DO THIS
The required output is the block of lines from the line with "What seaborn and" to the line with "import seaborn as sns", endpoints included and pictures omitted.

DATASET RECORDS
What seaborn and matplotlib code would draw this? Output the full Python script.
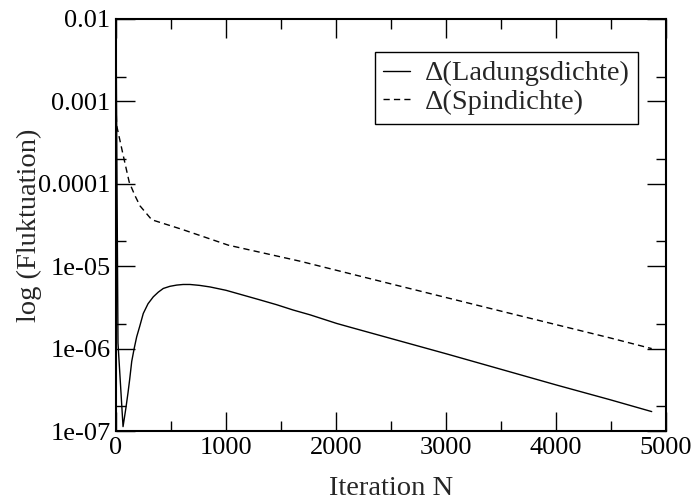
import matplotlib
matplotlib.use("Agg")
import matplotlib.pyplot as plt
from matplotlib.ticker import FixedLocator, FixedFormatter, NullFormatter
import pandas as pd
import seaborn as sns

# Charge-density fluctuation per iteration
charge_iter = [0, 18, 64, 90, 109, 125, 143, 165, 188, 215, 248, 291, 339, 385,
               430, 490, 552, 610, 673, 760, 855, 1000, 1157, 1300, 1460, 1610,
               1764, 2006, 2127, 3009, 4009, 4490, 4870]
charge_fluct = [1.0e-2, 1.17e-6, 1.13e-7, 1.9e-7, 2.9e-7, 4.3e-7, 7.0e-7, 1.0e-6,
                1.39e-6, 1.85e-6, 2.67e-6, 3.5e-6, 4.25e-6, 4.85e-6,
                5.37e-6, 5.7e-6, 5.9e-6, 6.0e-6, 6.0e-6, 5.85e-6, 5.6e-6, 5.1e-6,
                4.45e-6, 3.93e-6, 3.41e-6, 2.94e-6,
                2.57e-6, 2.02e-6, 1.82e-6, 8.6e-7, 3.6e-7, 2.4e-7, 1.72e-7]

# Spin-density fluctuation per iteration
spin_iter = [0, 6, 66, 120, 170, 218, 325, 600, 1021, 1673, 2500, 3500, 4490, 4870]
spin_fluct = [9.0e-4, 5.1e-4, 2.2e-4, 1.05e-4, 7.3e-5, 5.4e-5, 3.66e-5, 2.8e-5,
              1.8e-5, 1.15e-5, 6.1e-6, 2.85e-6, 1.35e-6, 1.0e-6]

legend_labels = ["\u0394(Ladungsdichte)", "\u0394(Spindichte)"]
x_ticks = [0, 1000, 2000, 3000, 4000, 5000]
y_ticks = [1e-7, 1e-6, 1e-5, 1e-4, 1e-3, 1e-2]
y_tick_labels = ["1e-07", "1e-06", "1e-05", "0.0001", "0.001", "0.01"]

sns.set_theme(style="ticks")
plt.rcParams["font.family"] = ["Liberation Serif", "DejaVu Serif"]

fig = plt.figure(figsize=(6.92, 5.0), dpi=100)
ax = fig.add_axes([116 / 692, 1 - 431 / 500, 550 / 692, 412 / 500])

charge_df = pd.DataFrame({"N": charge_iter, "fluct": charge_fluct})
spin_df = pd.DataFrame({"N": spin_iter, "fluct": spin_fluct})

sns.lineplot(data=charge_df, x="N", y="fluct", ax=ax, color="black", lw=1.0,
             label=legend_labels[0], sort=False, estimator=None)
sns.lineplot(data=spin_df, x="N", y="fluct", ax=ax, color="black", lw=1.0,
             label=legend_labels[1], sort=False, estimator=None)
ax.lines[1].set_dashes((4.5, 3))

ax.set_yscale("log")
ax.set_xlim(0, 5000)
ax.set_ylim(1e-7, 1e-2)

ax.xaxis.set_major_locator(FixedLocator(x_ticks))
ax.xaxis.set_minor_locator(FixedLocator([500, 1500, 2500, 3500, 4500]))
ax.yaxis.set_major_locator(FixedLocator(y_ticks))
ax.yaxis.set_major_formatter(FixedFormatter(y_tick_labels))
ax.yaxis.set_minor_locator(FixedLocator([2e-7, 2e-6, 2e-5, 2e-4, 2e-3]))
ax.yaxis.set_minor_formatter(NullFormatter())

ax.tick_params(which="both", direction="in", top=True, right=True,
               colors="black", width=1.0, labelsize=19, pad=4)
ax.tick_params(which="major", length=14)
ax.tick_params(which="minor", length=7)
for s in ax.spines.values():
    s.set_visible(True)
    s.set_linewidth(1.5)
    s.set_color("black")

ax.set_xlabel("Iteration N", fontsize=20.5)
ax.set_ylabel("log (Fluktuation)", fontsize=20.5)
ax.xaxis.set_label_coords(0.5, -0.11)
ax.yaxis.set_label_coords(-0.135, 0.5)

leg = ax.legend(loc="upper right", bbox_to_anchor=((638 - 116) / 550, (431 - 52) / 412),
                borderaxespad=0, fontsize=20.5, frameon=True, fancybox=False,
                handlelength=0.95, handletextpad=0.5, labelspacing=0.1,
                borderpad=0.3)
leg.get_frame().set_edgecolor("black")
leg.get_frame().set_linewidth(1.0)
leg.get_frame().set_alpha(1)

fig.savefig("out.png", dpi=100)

* * *

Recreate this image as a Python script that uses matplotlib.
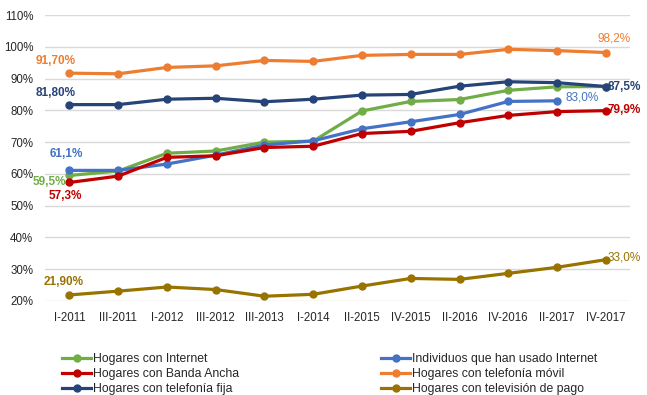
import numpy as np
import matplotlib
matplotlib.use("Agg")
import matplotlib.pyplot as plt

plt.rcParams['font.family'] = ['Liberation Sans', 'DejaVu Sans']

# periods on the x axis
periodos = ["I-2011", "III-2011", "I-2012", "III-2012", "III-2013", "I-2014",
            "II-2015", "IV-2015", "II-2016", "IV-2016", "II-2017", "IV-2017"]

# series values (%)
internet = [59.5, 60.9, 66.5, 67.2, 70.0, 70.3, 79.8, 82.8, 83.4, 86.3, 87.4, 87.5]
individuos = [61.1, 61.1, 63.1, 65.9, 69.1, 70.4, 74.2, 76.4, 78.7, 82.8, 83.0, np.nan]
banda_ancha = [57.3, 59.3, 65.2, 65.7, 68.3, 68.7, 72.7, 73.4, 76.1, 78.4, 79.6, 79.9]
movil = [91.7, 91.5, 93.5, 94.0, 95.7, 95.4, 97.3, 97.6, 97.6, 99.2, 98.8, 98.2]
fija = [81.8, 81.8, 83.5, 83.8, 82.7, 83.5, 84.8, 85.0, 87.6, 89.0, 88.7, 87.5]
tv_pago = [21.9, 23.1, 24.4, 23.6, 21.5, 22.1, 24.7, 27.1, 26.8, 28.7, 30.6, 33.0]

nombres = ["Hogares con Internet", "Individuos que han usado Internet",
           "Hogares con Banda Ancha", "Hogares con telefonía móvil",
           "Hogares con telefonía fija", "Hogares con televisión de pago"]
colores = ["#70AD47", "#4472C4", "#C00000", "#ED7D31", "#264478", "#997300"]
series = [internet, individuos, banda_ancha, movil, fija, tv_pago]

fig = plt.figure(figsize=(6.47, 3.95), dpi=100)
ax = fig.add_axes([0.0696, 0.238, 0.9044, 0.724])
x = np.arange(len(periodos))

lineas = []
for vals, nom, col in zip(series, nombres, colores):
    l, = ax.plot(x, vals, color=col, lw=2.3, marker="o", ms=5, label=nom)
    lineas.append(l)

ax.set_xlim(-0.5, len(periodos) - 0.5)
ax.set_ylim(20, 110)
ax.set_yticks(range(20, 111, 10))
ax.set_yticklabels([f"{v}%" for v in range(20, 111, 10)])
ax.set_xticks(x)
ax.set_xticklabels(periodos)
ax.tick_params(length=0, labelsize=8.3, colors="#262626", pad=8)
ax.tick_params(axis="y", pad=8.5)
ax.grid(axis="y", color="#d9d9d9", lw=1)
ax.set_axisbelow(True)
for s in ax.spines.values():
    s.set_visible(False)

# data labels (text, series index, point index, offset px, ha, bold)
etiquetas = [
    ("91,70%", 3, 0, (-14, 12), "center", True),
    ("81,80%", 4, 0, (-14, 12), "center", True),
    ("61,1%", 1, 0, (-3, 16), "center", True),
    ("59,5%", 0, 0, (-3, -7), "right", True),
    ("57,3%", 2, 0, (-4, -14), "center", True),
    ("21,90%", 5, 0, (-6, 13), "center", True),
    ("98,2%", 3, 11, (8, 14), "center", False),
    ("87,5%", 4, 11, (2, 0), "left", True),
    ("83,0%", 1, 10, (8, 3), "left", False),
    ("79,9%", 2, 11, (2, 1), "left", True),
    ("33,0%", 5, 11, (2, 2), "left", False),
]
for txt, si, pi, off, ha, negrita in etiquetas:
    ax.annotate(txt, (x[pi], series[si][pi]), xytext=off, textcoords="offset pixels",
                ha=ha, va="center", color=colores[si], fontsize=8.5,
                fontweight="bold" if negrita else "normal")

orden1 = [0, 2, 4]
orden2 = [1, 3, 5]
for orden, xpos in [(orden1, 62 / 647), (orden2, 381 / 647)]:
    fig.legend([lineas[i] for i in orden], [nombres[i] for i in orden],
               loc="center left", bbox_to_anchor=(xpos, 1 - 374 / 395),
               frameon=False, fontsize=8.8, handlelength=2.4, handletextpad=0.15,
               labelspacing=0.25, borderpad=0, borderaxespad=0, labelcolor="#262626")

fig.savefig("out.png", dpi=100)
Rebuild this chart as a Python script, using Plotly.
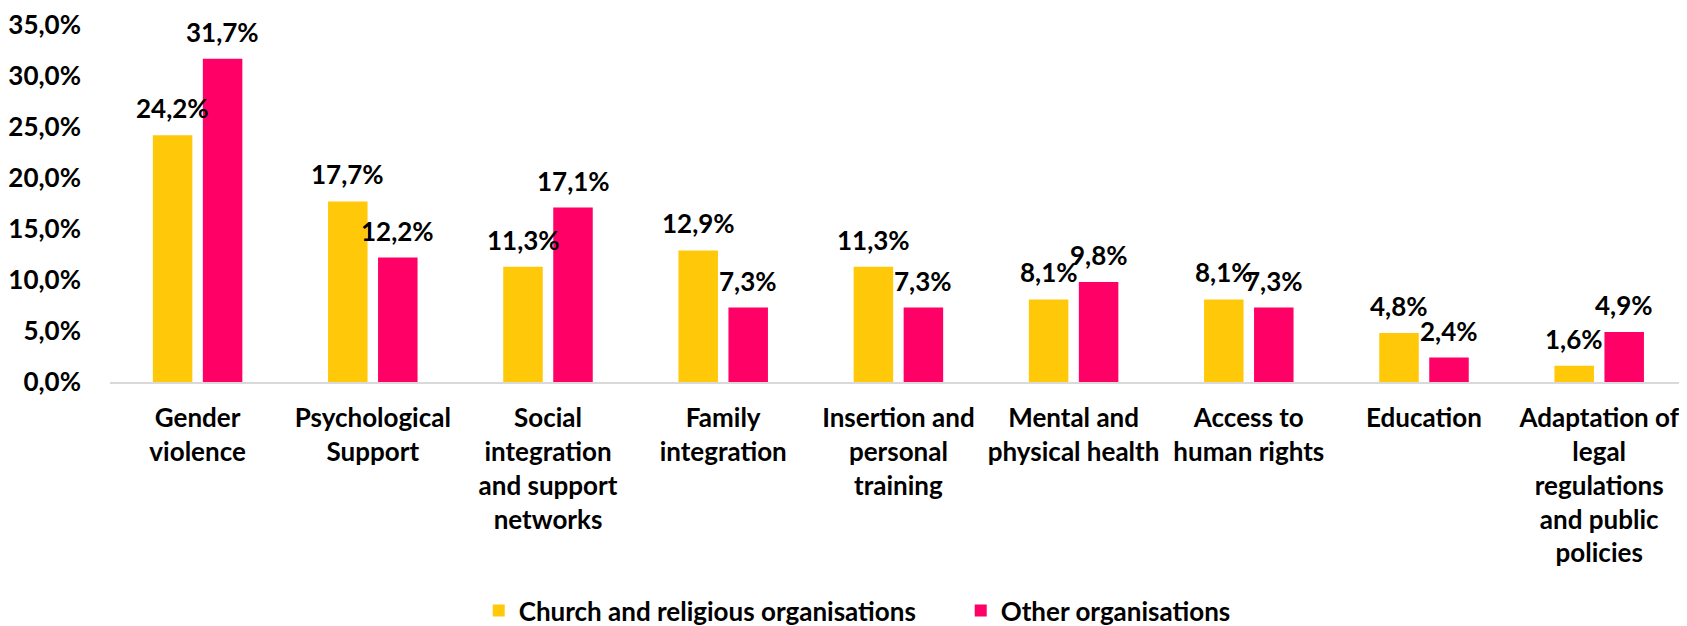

==

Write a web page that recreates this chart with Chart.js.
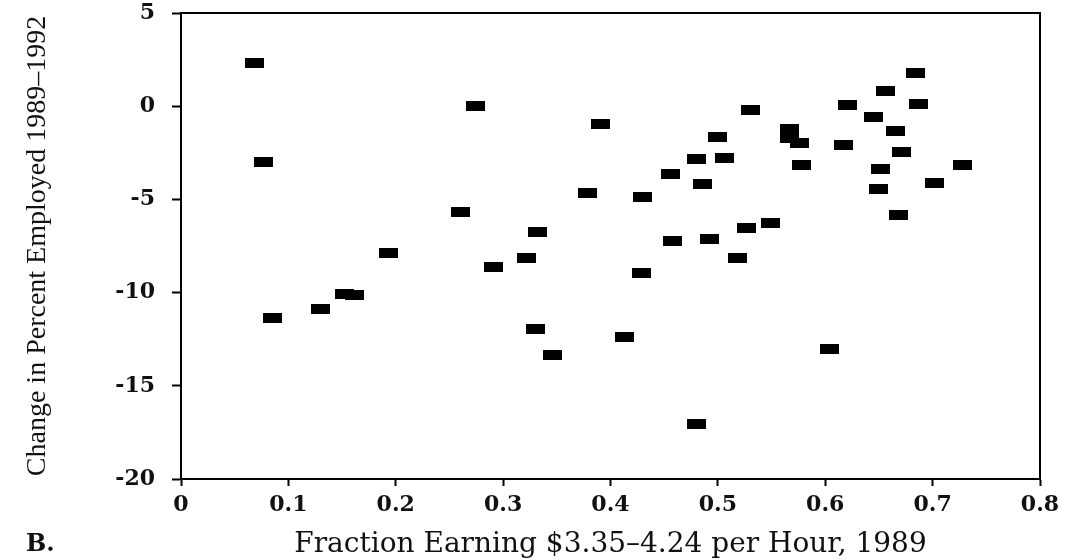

RESULT
What seaborn and matplotlib code would draw this? Output the full Python script.
import matplotlib
matplotlib.use("Agg")
import matplotlib.pyplot as plt
from matplotlib.ticker import FixedLocator, FixedFormatter, NullFormatter
import pandas as pd
import seaborn as sns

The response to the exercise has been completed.